## Supplied data

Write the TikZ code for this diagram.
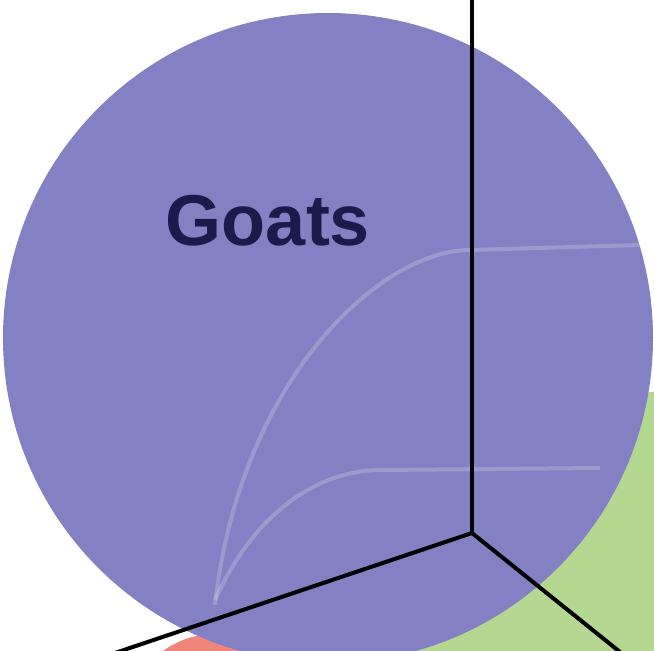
==
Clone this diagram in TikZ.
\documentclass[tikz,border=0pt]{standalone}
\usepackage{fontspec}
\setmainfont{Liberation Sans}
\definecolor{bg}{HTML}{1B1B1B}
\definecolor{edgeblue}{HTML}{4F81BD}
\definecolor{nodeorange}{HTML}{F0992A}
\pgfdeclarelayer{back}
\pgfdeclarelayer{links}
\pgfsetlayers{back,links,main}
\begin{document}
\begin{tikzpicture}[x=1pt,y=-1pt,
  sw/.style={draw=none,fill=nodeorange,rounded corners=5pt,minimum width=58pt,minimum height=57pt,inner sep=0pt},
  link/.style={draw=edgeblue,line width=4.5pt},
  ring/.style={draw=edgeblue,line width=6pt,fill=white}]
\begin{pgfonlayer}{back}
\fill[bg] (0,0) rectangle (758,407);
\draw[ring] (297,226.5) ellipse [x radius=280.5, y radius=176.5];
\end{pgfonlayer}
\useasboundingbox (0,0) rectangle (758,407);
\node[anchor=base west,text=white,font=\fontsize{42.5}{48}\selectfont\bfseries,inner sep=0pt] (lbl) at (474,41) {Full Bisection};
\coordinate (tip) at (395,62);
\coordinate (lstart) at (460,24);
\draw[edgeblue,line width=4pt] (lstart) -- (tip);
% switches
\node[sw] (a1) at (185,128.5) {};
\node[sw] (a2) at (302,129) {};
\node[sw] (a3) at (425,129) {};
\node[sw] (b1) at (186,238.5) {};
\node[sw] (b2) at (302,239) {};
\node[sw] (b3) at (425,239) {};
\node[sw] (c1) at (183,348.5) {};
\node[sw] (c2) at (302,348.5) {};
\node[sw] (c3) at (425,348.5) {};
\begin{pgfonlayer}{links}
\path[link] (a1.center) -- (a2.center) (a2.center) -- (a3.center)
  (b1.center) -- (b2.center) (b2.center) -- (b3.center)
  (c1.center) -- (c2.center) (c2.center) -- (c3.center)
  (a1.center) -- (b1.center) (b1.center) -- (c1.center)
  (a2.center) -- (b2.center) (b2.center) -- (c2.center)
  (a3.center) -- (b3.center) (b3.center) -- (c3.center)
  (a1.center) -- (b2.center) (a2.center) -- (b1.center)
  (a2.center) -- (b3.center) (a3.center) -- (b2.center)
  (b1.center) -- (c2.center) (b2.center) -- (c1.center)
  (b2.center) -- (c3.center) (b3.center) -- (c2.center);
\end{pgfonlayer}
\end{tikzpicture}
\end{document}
--
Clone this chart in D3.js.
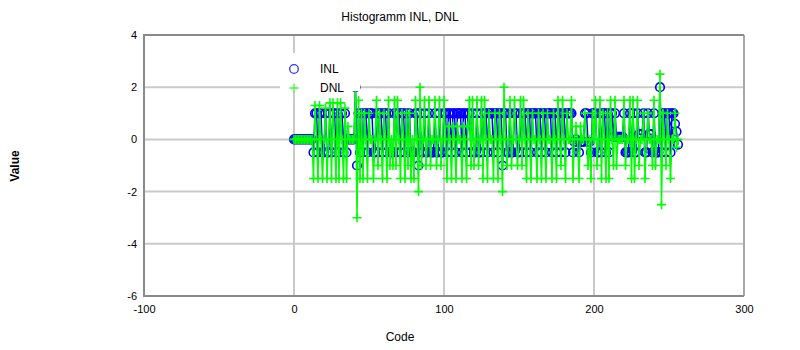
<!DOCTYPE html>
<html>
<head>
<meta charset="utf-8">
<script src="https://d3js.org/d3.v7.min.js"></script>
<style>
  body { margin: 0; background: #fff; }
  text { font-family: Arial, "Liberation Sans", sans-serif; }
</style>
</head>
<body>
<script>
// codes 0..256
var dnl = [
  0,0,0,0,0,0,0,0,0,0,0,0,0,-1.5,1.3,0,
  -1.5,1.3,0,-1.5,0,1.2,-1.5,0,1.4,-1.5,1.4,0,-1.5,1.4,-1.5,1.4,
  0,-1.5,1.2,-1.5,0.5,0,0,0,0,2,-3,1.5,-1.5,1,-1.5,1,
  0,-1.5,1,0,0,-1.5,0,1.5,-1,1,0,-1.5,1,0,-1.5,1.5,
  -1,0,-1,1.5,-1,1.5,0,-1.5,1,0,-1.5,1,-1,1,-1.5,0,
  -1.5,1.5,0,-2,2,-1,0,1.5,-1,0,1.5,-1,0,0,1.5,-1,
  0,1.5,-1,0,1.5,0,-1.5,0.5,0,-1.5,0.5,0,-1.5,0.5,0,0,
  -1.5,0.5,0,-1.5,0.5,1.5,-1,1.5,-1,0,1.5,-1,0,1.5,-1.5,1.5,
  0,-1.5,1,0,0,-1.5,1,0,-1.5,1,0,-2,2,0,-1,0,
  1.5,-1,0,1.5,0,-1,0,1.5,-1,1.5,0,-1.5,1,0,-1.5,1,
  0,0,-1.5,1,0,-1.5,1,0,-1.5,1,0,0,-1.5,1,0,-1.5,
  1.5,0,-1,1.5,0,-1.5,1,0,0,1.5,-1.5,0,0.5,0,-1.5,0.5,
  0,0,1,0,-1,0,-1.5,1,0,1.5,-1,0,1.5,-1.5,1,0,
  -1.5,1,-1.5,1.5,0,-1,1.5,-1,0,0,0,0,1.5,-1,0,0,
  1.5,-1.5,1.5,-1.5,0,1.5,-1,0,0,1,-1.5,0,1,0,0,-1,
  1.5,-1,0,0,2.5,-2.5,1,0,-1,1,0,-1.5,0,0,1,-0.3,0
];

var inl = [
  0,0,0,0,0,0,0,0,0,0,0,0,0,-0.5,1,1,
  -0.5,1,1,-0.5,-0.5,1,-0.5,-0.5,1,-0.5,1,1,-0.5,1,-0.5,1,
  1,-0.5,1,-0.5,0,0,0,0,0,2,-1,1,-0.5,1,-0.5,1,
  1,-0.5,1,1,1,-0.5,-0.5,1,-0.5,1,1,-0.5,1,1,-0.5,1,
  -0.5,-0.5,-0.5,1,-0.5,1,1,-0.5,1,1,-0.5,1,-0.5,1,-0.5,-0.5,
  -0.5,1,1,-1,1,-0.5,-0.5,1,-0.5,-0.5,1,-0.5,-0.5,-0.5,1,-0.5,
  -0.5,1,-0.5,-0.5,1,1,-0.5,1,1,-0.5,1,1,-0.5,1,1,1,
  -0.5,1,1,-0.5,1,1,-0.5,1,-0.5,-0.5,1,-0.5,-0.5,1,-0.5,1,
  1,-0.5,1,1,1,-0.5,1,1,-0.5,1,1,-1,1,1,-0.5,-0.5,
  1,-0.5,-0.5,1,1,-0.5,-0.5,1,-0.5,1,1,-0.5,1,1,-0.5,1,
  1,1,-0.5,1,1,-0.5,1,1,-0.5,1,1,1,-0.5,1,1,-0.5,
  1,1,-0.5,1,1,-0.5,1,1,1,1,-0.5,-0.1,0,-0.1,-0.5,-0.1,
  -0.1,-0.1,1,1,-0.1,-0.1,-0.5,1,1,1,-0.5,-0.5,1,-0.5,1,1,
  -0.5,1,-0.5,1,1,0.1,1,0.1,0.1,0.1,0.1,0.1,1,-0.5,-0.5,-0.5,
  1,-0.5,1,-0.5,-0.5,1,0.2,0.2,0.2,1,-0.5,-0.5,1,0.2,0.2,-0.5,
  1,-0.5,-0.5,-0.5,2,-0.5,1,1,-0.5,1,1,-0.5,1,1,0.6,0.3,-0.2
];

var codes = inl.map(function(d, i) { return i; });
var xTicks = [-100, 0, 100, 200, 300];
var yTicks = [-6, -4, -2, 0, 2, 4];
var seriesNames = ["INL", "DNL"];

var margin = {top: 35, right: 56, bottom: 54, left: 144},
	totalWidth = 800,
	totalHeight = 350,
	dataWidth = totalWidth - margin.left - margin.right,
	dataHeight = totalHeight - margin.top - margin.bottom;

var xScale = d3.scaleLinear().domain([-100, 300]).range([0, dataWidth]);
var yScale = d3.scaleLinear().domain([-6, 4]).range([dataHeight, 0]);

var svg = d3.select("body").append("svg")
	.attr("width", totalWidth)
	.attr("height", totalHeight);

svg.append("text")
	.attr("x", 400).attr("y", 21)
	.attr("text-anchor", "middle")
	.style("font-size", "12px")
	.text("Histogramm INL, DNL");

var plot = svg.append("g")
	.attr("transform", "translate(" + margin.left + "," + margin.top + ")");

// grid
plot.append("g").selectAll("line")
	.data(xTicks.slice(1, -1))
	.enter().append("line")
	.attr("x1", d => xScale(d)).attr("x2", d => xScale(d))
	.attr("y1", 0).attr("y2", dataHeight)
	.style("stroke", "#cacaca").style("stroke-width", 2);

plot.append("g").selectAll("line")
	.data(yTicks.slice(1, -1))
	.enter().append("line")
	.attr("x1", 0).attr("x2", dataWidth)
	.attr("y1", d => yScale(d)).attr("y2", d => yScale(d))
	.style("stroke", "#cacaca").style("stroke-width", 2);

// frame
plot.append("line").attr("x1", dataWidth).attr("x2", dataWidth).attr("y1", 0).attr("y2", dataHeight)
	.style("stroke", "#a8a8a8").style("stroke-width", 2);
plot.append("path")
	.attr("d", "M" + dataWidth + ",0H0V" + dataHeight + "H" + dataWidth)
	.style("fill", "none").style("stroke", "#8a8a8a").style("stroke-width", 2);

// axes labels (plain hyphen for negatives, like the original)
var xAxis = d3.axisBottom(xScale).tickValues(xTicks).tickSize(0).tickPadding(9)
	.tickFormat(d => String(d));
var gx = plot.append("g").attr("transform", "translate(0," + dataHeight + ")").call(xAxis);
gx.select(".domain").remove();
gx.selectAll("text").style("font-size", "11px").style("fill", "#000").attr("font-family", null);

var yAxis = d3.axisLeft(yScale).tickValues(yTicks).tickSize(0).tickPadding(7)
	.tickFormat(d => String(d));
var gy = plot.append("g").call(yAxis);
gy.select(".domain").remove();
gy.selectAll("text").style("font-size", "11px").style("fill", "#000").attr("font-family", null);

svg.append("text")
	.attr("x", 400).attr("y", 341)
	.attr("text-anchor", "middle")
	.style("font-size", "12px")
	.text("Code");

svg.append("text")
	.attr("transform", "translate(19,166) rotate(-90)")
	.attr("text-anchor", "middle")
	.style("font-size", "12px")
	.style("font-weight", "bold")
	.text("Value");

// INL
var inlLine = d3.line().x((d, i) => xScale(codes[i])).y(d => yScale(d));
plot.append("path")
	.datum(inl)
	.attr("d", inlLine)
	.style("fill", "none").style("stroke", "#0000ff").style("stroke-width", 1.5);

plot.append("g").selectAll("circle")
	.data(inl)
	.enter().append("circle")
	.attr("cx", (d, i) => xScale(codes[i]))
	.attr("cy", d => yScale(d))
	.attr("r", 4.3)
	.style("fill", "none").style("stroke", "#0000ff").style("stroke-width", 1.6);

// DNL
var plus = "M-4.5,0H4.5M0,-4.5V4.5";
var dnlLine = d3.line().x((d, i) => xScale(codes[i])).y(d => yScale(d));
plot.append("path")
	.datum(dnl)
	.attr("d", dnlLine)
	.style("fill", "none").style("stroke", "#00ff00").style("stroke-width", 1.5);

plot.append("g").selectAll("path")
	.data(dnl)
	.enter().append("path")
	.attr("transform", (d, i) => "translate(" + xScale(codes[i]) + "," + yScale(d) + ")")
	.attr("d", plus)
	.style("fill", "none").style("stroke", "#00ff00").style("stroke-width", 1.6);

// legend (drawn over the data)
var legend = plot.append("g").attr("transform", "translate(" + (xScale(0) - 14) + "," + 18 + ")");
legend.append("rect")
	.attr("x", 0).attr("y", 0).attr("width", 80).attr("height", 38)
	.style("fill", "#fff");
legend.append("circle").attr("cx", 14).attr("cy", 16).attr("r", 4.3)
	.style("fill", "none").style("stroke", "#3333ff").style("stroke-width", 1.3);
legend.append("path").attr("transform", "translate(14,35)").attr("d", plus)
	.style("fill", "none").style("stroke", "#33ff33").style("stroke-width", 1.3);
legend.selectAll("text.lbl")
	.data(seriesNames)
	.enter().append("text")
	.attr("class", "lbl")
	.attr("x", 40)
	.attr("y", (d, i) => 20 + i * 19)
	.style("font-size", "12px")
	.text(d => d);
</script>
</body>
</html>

## What you need to do
Only a number is wanted: how many lines of the data above contain "Clone"?

## In response
2